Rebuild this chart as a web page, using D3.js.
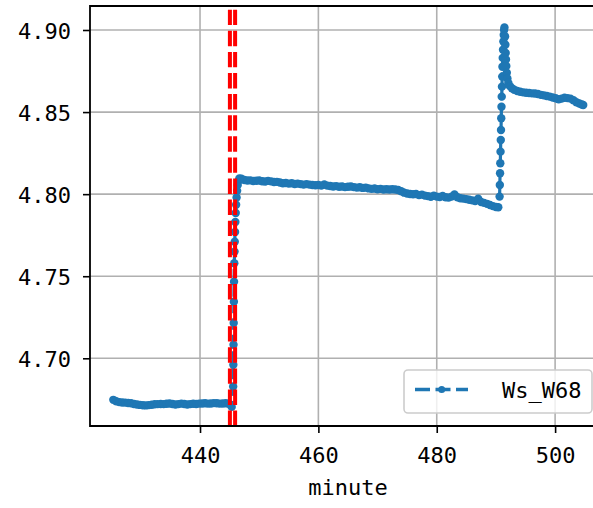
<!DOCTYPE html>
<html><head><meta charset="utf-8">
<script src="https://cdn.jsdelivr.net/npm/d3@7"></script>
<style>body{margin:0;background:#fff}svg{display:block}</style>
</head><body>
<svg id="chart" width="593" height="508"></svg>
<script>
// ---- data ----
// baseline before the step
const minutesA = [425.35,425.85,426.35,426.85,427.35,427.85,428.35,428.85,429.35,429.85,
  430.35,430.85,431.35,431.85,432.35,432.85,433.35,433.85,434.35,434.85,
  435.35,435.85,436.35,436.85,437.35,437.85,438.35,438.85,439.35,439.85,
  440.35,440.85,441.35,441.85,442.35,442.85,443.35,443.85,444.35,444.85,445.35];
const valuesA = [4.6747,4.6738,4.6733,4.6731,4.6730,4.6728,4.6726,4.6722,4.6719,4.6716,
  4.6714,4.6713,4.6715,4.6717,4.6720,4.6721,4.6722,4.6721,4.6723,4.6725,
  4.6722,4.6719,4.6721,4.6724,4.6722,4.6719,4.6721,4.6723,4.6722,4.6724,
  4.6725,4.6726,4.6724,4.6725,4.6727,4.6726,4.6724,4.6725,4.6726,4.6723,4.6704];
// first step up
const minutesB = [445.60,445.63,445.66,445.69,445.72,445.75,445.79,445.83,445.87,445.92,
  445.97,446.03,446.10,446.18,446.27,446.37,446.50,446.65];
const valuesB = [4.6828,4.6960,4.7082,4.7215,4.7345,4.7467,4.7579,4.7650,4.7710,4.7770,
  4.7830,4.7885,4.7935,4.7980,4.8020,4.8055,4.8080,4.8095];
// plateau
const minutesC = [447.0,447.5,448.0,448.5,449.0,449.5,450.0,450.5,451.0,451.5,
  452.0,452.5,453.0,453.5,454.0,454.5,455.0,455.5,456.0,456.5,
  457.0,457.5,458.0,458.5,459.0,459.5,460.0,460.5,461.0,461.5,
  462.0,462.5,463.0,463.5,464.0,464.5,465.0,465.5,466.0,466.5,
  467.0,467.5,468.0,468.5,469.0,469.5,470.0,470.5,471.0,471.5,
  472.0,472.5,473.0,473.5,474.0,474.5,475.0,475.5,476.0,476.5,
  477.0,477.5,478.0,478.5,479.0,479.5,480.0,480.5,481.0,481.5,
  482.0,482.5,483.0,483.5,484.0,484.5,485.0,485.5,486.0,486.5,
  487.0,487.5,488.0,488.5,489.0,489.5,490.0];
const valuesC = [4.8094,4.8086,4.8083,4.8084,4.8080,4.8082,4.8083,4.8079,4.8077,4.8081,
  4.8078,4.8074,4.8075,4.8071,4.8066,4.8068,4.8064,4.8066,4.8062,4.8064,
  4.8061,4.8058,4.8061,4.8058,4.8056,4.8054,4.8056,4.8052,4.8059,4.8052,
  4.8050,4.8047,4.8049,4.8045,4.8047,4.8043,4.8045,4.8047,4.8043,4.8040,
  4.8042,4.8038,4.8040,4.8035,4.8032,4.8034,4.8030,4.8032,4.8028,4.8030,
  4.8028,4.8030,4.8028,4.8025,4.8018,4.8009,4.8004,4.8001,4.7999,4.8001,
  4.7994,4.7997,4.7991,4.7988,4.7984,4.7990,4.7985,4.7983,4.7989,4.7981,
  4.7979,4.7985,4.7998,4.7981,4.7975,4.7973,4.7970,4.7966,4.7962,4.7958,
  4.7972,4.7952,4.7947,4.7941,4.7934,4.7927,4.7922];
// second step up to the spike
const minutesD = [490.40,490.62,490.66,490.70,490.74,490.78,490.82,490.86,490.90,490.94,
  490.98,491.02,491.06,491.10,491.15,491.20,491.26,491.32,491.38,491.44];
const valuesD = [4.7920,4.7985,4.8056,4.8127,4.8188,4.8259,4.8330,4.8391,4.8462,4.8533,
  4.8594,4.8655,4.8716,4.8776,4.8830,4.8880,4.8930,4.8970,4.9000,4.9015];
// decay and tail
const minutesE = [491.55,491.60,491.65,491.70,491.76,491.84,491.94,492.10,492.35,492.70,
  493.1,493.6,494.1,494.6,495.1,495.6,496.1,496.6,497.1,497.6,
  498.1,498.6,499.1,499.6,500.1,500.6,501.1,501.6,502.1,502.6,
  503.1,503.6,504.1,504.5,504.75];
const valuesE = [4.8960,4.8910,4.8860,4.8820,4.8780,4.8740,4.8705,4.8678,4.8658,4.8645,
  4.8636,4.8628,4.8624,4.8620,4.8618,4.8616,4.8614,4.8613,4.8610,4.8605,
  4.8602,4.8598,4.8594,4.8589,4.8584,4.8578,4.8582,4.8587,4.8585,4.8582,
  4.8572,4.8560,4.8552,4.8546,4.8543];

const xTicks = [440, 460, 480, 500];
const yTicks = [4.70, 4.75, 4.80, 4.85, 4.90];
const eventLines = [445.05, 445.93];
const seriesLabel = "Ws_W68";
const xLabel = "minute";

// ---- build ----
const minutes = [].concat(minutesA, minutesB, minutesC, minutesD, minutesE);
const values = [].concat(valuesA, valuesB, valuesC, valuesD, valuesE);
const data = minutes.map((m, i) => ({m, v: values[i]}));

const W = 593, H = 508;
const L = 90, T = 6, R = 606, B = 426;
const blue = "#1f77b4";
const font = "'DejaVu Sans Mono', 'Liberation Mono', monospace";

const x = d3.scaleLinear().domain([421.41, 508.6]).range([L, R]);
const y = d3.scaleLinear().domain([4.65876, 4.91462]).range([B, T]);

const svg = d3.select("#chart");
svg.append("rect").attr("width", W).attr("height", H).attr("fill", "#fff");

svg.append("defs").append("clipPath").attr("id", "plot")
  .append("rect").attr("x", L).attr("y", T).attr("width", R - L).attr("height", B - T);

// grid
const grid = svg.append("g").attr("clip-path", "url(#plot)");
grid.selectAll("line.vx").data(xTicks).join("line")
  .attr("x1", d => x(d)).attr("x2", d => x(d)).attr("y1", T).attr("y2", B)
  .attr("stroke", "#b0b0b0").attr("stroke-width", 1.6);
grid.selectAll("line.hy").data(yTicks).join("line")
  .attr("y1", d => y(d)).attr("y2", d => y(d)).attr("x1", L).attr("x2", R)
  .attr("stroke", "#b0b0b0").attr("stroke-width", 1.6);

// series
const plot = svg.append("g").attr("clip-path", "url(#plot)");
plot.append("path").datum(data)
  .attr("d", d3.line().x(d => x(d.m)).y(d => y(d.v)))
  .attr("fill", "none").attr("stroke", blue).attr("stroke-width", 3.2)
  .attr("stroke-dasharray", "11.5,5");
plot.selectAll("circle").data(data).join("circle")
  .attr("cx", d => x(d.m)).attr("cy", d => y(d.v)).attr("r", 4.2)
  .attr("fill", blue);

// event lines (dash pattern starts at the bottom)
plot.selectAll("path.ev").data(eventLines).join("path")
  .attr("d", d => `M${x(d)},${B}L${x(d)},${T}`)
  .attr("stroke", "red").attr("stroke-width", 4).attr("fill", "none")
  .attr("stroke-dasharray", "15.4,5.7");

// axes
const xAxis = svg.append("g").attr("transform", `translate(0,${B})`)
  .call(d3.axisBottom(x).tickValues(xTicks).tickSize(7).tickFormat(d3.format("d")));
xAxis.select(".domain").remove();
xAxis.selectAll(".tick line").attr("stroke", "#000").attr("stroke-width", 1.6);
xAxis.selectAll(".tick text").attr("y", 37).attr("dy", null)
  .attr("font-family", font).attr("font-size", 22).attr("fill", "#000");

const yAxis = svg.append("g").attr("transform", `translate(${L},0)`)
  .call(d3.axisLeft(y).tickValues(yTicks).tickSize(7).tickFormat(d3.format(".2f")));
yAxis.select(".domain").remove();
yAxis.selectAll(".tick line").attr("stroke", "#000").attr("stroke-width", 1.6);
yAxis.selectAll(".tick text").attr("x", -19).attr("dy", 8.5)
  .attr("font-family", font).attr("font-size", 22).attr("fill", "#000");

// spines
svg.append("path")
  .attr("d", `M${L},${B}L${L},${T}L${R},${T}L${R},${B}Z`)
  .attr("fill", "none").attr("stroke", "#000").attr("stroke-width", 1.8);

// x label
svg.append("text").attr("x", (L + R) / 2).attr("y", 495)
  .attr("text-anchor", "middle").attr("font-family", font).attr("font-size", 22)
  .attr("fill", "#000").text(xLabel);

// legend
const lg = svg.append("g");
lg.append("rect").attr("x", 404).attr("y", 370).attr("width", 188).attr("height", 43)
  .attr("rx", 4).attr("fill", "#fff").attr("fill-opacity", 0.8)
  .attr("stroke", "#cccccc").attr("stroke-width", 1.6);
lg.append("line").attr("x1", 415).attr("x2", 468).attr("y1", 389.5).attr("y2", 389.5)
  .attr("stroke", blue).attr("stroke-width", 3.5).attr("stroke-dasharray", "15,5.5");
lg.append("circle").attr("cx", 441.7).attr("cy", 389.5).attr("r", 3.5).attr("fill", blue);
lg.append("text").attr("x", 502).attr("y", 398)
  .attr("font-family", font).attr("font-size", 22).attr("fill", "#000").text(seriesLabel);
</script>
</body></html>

☆ ☆ ☆ ☆ ☆ ☆ ☆

• [What is expected] Gather each line that holds "chart".

• [Exercise output]
Rebuild this chart as a web page, using D3.js.
<svg id="chart" width="593" height="508"></svg>
const svg = d3.select("#chart");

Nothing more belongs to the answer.